*What you are asked to do*: Transcribe the whole listing without a single picture.

*Material provided*:
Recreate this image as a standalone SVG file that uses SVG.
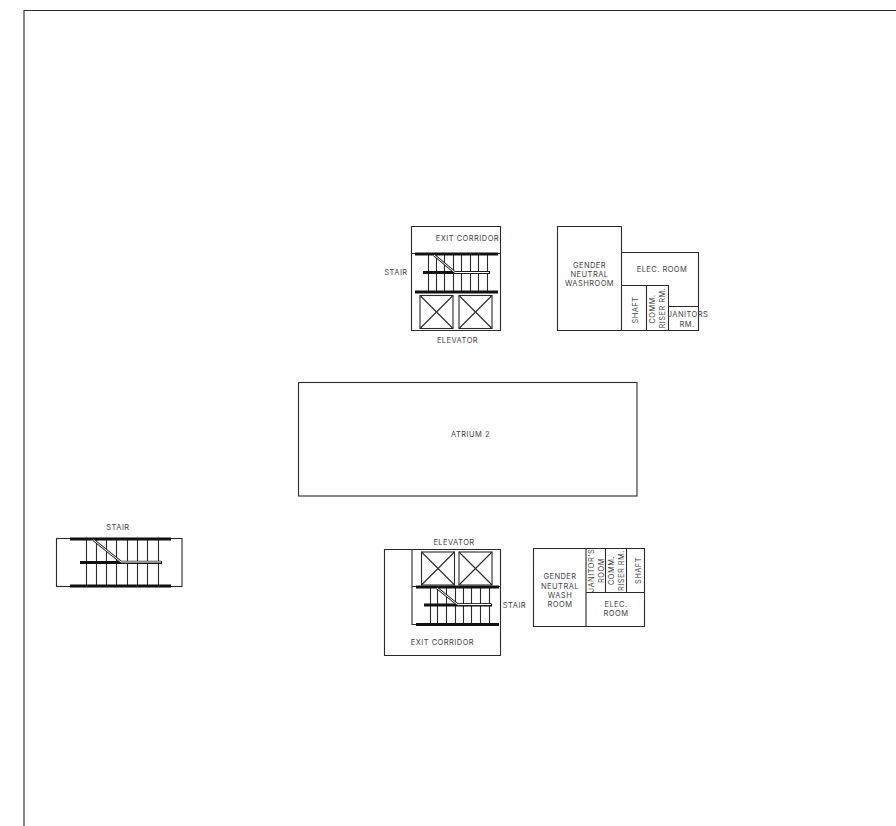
<svg xmlns="http://www.w3.org/2000/svg" width="896" height="826" viewBox="0 0 896 826">
<style>
.w{fill:none;stroke:#2a2a2a;stroke-width:1.100}
.b{stroke:#111;stroke-width:3}
.m{stroke:#111;stroke-width:3}
.s1{fill:none;stroke:#222;stroke-width:2.400}
.s2{fill:none;stroke:#fff;stroke-width:1}
text{font-family:"Inter","Liberation Sans",sans-serif;font-size:7.500px;letter-spacing:.45px;fill:#444;text-anchor:middle}
</style>
<defs>
<g id="x"><rect class="w" x="0" y="0" width="33" height="33"/><path class="w" d="M0 0L33 33M33 0L0 33"/></g>
</defs>
<rect width="896" height="826" fill="#fff"/>
<g id="frame"><path class="w" d="M24 826V10.500H896"/></g>
<g id="north-core">
<path class="w" d="M411.500 226.500H500.500V330.500H411.500ZM411.500 253.500H501"/>
<path class="w" d="M428.500 254V292M436.500 254V292M444.500 254V292M453.500 254V292M461.500 254V292M470.500 254V292M478.500 254V292M487.500 254V292"/>
<path class="b" d="M415 254H498M415 292H498"/>
<path class="m" d="M423 272.500H490"/>
<path class="s1" d="M434 255L455 272.500H489"/>
<path class="s2" d="M434 255L455 272.500H489"/>
<use href="#x" x="420" y="295.500"/><use href="#x" x="459" y="295.500"/>
<text x="467.500" y="241">EXIT CORRIDOR</text>
<text x="396" y="275">STAIR</text>
<text x="457.500" y="343">ELEVATOR</text>
</g>
<g id="north-service">
<path class="w" d="M557.500 226.500H621.500V330.500H557.500ZM621.500 252.500H698.500V330.500H621.500M621.500 285.500H668.500V330.500M646.500 285.500V330.500M668.500 306.500H698.500"/>
<text x="589.500" y="267.500">GENDER</text><text x="589.500" y="277">NEUTRAL</text><text x="589.500" y="286">WASHROOM</text>
<text x="662" y="272">ELEC. ROOM</text>
<text transform="translate(638 310) rotate(-90)">SHAFT</text>
<text transform="translate(655 309) rotate(-90)">COMM.</text>
<text transform="translate(664.500 308) rotate(-90)">RISER RM.</text>
<text x="688" y="317">JANITORS</text><text x="687" y="326.700">RM.</text>
</g>
<g id="atrium">
<rect class="w" x="298.500" y="382.500" width="338.500" height="113.500"/>
<text x="470.500" y="436.500">ATRIUM 2</text>
</g>
<g id="west-stair">
<rect class="w" x="56.500" y="538.500" width="125.500" height="48"/>
<path class="w" d="M86.500 539V586M96.500 539V586M106.500 539V586M116.500 539V586M127.500 539V586M137.500 539V586M147.500 539V586M158.500 539V586"/>
<path class="b" d="M70 539H171M70 586H171"/>
<path class="m" d="M80 562.500H162"/>
<path class="s1" d="M93.500 540L121 562H161"/>
<path class="s2" d="M93.500 540L121 562H161"/>
<text x="118" y="530">STAIR</text>
</g>
<g id="south-core">
<path class="w" d="M384.500 549.500H500.500V655.500H384.500ZM412 549.500V624.500H417M412 586.500H500"/>
<path class="w" d="M430.500 587V624M437.500 587V624M446.500 587V624M455.500 587V624M463.500 587V624M471.500 587V624M480.500 587V624M489.500 587V624"/>
<path class="b" d="M416 587H499M416 624.500H499"/>
<path class="m" d="M424 605H492"/>
<path class="s1" d="M437 588L457.500 604.500H491"/>
<path class="s2" d="M437 588L457.500 604.500H491"/>
<use href="#x" x="421.500" y="552"/><use href="#x" x="459" y="552"/>
<text x="454" y="545">ELEVATOR</text>
<text x="514.500" y="608">STAIR</text>
<text x="442.500" y="645">EXIT CORRIDOR</text>
</g>
<g id="south-service">
<path class="w" d="M533.500 548.500H644.500V626.500H533.500ZM586 548.500V626.500M586 592.500H644.500M605.500 548.500V592.500M626.500 548.500V592.500"/>
<text x="560" y="579">GENDER</text><text x="560" y="589">NEUTRAL</text><text x="560" y="598">WASH</text><text x="560" y="607">ROOM</text>
<text x="616" y="607">ELEC.</text><text x="616" y="616">ROOM</text>
<text transform="translate(594 570.500) rotate(-90)">JANITOR'S</text>
<text transform="translate(603.700 570.500) rotate(-90)">ROOM</text>
<text transform="translate(614.300 570.500) rotate(-90)">COMM.</text>
<text transform="translate(624.300 570.500) rotate(-90)">RISER RM.</text>
<text transform="translate(641 570.500) rotate(-90)">SHAFT</text>
</g>
</svg>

*Solution to this problem*:
Recreate this image as a standalone SVG file that uses SVG.
<svg xmlns="http://www.w3.org/2000/svg" width="896" height="826" viewBox="0 0 896 826">
<style>
.w{fill:none;stroke:#2a2a2a;stroke-width:1.100}
.b{stroke:#111;stroke-width:3}
.m{stroke:#111;stroke-width:3}
.s1{fill:none;stroke:#222;stroke-width:2.400}
.s2{fill:none;stroke:#fff;stroke-width:1}
text{font-family:"Inter","Liberation Sans",sans-serif;font-size:7.500px;letter-spacing:.45px;fill:#444;text-anchor:middle}
</style>
<defs>
<g id="x"><rect class="w" x="0" y="0" width="33" height="33"/><path class="w" d="M0 0L33 33M33 0L0 33"/></g>
</defs>
<rect width="896" height="826" fill="#fff"/>
<g id="frame"><path class="w" d="M24 826V10.500H896"/></g>
<g id="north-core">
<path class="w" d="M411.500 226.500H500.500V330.500H411.500ZM411.500 253.500H501"/>
<path class="w" d="M428.500 254V292M436.500 254V292M444.500 254V292M453.500 254V292M461.500 254V292M470.500 254V292M478.500 254V292M487.500 254V292"/>
<path class="b" d="M415 254H498M415 292H498"/>
<path class="m" d="M423 272.500H490"/>
<path class="s1" d="M434 255L455 272.500H489"/>
<path class="s2" d="M434 255L455 272.500H489"/>
<use href="#x" x="420" y="295.500"/><use href="#x" x="459" y="295.500"/>
<text x="467.500" y="241">EXIT CORRIDOR</text>
<text x="396" y="275">STAIR</text>
<text x="457.500" y="343">ELEVATOR</text>
</g>
<g id="north-service">
<path class="w" d="M557.500 226.500H621.500V330.500H557.500ZM621.500 252.500H698.500V330.500H621.500M621.500 285.500H668.500V330.500M646.500 285.500V330.500M668.500 306.500H698.500"/>
<text x="589.500" y="267.500">GENDER</text><text x="589.500" y="277">NEUTRAL</text><text x="589.500" y="286">WASHROOM</text>
<text x="662" y="272">ELEC. ROOM</text>
<text transform="translate(638 310) rotate(-90)">SHAFT</text>
<text transform="translate(655 309) rotate(-90)">COMM.</text>
<text transform="translate(664.500 308) rotate(-90)">RISER RM.</text>
<text x="688" y="317">JANITORS</text><text x="687" y="326.700">RM.</text>
</g>
<g id="atrium">
<rect class="w" x="298.500" y="382.500" width="338.500" height="113.500"/>
<text x="470.500" y="436.500">ATRIUM 2</text>
</g>
<g id="west-stair">
<rect class="w" x="56.500" y="538.500" width="125.500" height="48"/>
<path class="w" d="M86.500 539V586M96.500 539V586M106.500 539V586M116.500 539V586M127.500 539V586M137.500 539V586M147.500 539V586M158.500 539V586"/>
<path class="b" d="M70 539H171M70 586H171"/>
<path class="m" d="M80 562.500H162"/>
<path class="s1" d="M93.500 540L121 562H161"/>
<path class="s2" d="M93.500 540L121 562H161"/>
<text x="118" y="530">STAIR</text>
</g>
<g id="south-core">
<path class="w" d="M384.500 549.500H500.500V655.500H384.500ZM412 549.500V624.500H417M412 586.500H500"/>
<path class="w" d="M430.500 587V624M437.500 587V624M446.500 587V624M455.500 587V624M463.500 587V624M471.500 587V624M480.500 587V624M489.500 587V624"/>
<path class="b" d="M416 587H499M416 624.500H499"/>
<path class="m" d="M424 605H492"/>
<path class="s1" d="M437 588L457.500 604.500H491"/>
<path class="s2" d="M437 588L457.500 604.500H491"/>
<use href="#x" x="421.500" y="552"/><use href="#x" x="459" y="552"/>
<text x="454" y="545">ELEVATOR</text>
<text x="514.500" y="608">STAIR</text>
<text x="442.500" y="645">EXIT CORRIDOR</text>
</g>
<g id="south-service">
<path class="w" d="M533.500 548.500H644.500V626.500H533.500ZM586 548.500V626.500M586 592.500H644.500M605.500 548.500V592.500M626.500 548.500V592.500"/>
<text x="560" y="579">GENDER</text><text x="560" y="589">NEUTRAL</text><text x="560" y="598">WASH</text><text x="560" y="607">ROOM</text>
<text x="616" y="607">ELEC.</text><text x="616" y="616">ROOM</text>
<text transform="translate(594 570.500) rotate(-90)">JANITOR'S</text>
<text transform="translate(603.700 570.500) rotate(-90)">ROOM</text>
<text transform="translate(614.300 570.500) rotate(-90)">COMM.</text>
<text transform="translate(624.300 570.500) rotate(-90)">RISER RM.</text>
<text transform="translate(641 570.500) rotate(-90)">SHAFT</text>
</g>
</svg>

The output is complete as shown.